The URL is http://:1880.

▼Instructions under "Opening the editor":

https://nodered.jp/docs/getting-started/raspberrypi

▼Check the IP address with:


 hostname -I

or:


 ip a

Reboot and Shutdown

While you can use the exec node to run reboot or shutdown commands, I found a dedicated node for this.

▼I also used the exec node in a previous article.

▼I installed this node:

https://flows.nodered.org/node/node-red-contrib-rpi-shutdown

▼You can add nodes via "Manage palette" in the right-side menu.

▼By using inject nodes, you can trigger a reboot or shutdown.

▼Looking at the source code, it's a simple node that uses child_process to execute commands when a message arrives.

https://github.com/pokiiio/node-red-contrib-rpi-shutdown/tree/master

Checking Files in a Folder

I used the exec node to run the ls command (or dir).
▼Flow to check files in the "Pictures" folder:

▼The debug node shows that the output is separated by spaces or newlines.

▼I used a split node to divide the string by those characters.
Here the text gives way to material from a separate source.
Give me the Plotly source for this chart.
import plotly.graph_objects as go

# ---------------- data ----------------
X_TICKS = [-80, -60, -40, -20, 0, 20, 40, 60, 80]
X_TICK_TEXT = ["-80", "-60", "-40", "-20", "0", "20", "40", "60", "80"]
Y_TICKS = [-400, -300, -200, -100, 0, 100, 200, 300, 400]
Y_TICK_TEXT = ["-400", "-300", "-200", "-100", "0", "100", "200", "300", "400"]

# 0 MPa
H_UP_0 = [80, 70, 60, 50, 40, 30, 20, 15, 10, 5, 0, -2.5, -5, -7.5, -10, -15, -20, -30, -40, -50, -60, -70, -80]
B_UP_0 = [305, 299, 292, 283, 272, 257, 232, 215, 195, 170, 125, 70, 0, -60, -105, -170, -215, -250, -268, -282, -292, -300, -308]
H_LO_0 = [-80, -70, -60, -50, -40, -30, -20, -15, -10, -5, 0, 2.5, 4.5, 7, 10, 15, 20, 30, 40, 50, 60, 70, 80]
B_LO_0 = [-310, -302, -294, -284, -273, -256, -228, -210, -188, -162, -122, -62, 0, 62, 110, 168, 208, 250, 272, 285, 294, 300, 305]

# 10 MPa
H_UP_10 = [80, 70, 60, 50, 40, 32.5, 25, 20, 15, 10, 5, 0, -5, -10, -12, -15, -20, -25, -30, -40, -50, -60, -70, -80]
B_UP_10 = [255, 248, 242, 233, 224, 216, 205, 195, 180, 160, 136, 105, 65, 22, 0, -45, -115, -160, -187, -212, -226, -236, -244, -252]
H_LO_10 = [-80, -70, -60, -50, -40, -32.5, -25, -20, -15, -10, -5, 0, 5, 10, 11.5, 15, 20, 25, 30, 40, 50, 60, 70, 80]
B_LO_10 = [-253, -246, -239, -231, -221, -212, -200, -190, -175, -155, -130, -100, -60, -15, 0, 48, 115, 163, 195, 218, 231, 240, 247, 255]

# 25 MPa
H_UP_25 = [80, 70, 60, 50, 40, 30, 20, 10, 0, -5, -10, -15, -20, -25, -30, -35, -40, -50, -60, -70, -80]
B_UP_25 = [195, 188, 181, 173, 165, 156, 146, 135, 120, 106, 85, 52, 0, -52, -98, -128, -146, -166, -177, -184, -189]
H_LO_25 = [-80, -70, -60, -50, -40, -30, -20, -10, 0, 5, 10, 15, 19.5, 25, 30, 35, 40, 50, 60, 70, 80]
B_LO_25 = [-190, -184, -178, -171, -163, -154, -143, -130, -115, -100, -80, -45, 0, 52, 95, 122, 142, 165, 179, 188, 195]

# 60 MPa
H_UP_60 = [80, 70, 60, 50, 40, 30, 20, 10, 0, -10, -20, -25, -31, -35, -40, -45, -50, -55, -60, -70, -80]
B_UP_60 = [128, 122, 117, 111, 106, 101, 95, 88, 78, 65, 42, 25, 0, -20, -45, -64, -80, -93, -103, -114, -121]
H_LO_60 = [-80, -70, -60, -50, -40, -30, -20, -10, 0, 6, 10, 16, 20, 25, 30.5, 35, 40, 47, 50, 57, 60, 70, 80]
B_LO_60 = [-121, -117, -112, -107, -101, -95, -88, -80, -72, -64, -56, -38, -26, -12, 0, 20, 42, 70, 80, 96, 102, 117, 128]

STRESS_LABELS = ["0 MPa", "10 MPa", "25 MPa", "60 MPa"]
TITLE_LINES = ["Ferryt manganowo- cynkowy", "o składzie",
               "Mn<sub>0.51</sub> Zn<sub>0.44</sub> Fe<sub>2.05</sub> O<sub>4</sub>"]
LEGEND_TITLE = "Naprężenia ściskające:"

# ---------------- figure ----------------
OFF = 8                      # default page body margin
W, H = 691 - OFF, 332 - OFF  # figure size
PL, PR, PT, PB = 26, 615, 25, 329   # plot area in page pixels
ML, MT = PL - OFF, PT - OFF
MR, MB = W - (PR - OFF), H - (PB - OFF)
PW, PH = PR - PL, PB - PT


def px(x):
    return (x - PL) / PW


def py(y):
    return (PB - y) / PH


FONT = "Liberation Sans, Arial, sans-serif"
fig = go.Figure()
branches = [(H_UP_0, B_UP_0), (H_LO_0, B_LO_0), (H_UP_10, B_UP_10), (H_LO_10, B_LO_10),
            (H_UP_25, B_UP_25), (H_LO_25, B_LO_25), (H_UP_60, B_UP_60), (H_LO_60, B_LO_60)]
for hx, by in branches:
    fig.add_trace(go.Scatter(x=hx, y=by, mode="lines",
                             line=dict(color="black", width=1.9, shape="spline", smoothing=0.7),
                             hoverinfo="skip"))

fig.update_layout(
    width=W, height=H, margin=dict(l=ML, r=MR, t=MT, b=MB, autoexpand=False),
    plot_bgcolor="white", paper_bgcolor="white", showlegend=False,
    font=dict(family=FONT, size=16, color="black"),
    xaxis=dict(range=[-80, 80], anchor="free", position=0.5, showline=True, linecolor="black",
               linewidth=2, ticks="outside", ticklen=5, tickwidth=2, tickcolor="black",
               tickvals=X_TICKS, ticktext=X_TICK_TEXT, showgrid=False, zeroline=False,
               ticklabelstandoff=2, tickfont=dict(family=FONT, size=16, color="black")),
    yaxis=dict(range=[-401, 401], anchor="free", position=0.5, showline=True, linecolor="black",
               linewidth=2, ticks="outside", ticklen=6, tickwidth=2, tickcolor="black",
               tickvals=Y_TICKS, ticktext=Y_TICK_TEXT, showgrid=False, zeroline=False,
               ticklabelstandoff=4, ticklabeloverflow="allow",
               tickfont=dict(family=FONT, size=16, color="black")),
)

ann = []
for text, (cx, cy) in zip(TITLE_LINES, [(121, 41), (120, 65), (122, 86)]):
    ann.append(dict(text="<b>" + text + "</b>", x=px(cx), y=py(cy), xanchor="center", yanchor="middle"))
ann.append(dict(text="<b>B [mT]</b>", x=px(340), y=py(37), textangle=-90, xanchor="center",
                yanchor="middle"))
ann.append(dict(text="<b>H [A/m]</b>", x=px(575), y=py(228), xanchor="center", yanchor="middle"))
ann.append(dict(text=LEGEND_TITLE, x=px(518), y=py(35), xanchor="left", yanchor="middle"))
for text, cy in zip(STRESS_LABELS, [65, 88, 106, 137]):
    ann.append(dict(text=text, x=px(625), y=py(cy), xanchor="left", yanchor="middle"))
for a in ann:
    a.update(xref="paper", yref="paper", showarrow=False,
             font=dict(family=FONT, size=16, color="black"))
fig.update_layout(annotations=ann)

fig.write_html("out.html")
▼It is split into separate files.

Capturing and Sending Images

Since the exec node can run commands, it can also trigger a photo capture.
▼Flow to execute the raspistill command:

I then set up a flow to send the captured photo to another Node-RED instance running on my Windows PC via HTTP.
The Node-RED Cookbook has a flow for serving local files.
▼Reference:

https://cookbook.nodered.jp/http/serve-a-local-file

When sending/receiving images, I use the "Binary Buffer" format.
On the Raspberry Pi Zero 2 side, I used http in/out nodes and a read file node.
▼Flow on the Zero 2 side:

In this flow, accessing http://:1880/picture downloads the image.
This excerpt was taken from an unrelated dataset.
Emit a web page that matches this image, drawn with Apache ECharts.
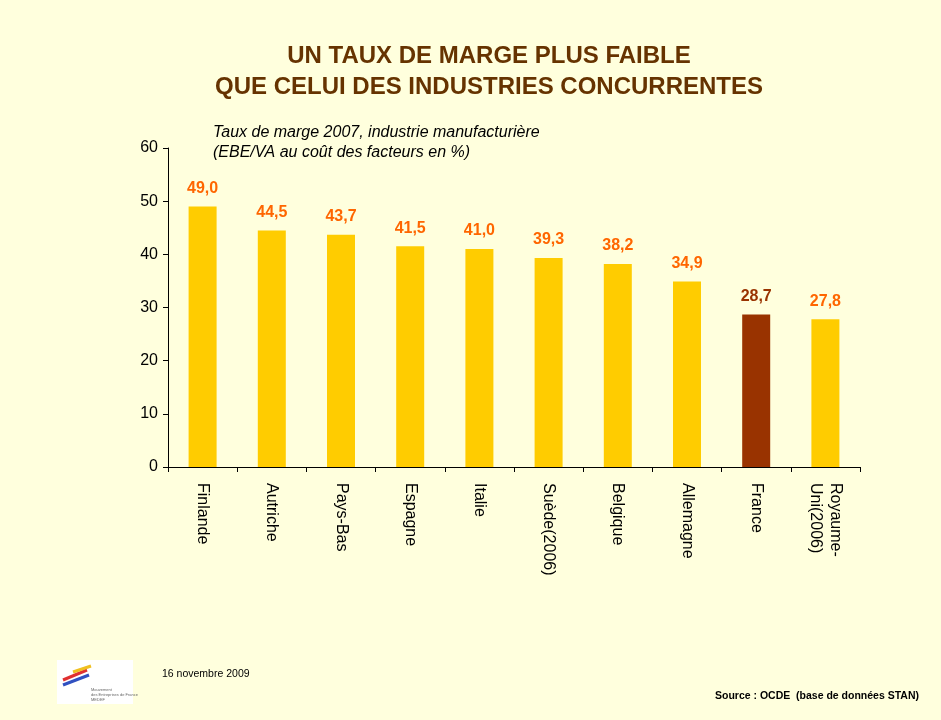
<!DOCTYPE html>
<html>
<head>
<meta charset="utf-8">
<script src="https://cdn.jsdelivr.net/npm/echarts@6/dist/echarts.min.js"></script>
<style>
  html, body { margin: 0; padding: 0; background: #FFFFDD; }
  #chart { width: 941px; height: 720px; }
</style>
</head>
<body>
<div id="chart"></div>
<script>
// pays et taux de marge 2007
var pays = ["Finlande", "Autriche", "Pays-Bas", "Espagne", "Italie", "Suède(2006)", "Belgique", "Allemagne", "France", "Royaume-\nUni(2006)"];
var taux = [49.0, 44.5, 43.7, 41.5, 41.0, 39.3, 38.2, 34.9, 28.7, 27.8];
var yTicks = [0, 10, 20, 30, 40, 50, 60];

var chart = echarts.init(document.getElementById("chart"));

var barData = taux.map(function (v, i) {
  var isFrance = pays[i] === "France";
  return {
    value: v,
    itemStyle: { color: isFrance ? "#993300" : "#FFCC00" },
    label: { color: isFrance ? "#993300" : "#FF6600" },
  };
});

chart.setOption({
  backgroundColor: "#FFFFDD",
  textStyle: { fontFamily: "Liberation Sans, Arial, sans-serif" },
  title: {
    text: "UN TAUX DE MARGE PLUS FAIBLE\nQUE CELUI DES INDUSTRIES CONCURRENTES",
    left: 484,
    top: 36,
    textAlign: "center",
    textStyle: {
      color: "#663300",
      fontSize: 24,
      fontWeight: "bold",
      lineHeight: 31,
    },
  },
  grid: { left: 168, right: 81, top: 148, bottom: 253 },
  xAxis: {
    type: "category",
    data: pays,
    axisLine: { lineStyle: { color: "#000", width: 1 } },
    axisTick: { show: true, length: 5, lineStyle: { color: "#000" } },
    axisLabel: {
      rotate: -90,
      margin: 16,
      color: "#000",
      fontSize: 16,
      lineHeight: 20,
      interval: 0,
    },
  },
  yAxis: {
    type: "value",
    min: yTicks[0],
    max: yTicks[yTicks.length - 1],
    interval: 10,
    splitLine: { show: false },
    axisLine: { show: true, lineStyle: { color: "#000", width: 1 } },
    axisTick: { show: true, length: 5, lineStyle: { color: "#000" } },
    axisLabel: { color: "#000", fontSize: 16, margin: 10 },
  },
  series: [
    {
      type: "bar",
      data: barData,
      barWidth: 28,
      label: {
        show: true,
        position: "top",
        distance: 10,
        fontSize: 16,
        fontWeight: "bold",
        formatter: function (p) {
          return p.value.toFixed(1).replace(".", ",");
        },
      },
    },
  ],
  graphic: [
    // sous-titre
    {
      type: "text",
      left: 213,
      top: 123,
      style: {
        text: "Taux de marge 2007, industrie manufacturière\n(EBE/VA au coût des facteurs en %)",
        font: "italic 16px Liberation Sans, Arial, sans-serif",
        fill: "#000",
        lineHeight: 20,
      },
    },
    // logo
    {
      type: "group",
      left: 57,
      top: 660,
      children: [
        { type: "rect", shape: { x: 0, y: 0, width: 76, height: 44 }, style: { fill: "#fff" } },
        { type: "line", shape: { x1: 6, y1: 20, x2: 30, y2: 10 }, style: { stroke: "#e03030", lineWidth: 3 } },
        { type: "line", shape: { x1: 6, y1: 25, x2: 32, y2: 15 }, style: { stroke: "#3050c0", lineWidth: 3 } },
        { type: "line", shape: { x1: 16, y1: 12, x2: 34, y2: 6 }, style: { stroke: "#f0c020", lineWidth: 3 } },
        { type: "text", x: 34, y: 27, style: { text: "Mouvement\ndes Entreprises de France\nMEDEF", font: "4px sans-serif", fill: "#666", lineHeight: 5 } },
      ],
    },
    {
      type: "text",
      left: 162,
      top: 669,
      style: { text: "16 novembre 2009", font: "10.5px Liberation Sans, Arial, sans-serif", fill: "#000" },
    },
    {
      type: "text",
      right: 22,
      top: 691,
      style: { text: "Source : OCDE  (base de données STAN)", font: "bold 10.5px Liberation Sans, Arial, sans-serif", fill: "#000" },
    },
  ],
});
</script>
</body>
</html>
▼The output format is a binary buffer.

On the Windows side, I used http request and write file nodes.
▼Flow on the Windows side. Transfer successful!

▼I specified the URL and set the output format to a binary buffer.

I installed an image handling node to display the picture directly in the flow.

▼node-red-contrib-image-tools node:

https://flows.nodered.org/node/node-red-contrib-image-tools?utm_source=pocket_mylist

▼It was introduced in this article.

Finally

Looking back, this post ended up focusing a lot on Node-RED. By integrating this Raspberry Pi Zero 2 into a portable device, it’s almost like carrying Node-RED around with you.
While being able to access Node-RED via an IP address is convenient, it also means commands can be executed freely, which is a security risk. Implementing measures like password protection for logins will be necessary.
The camera was easy to use, and since it’s simple to swap out, I look forward to trying various other types of cameras!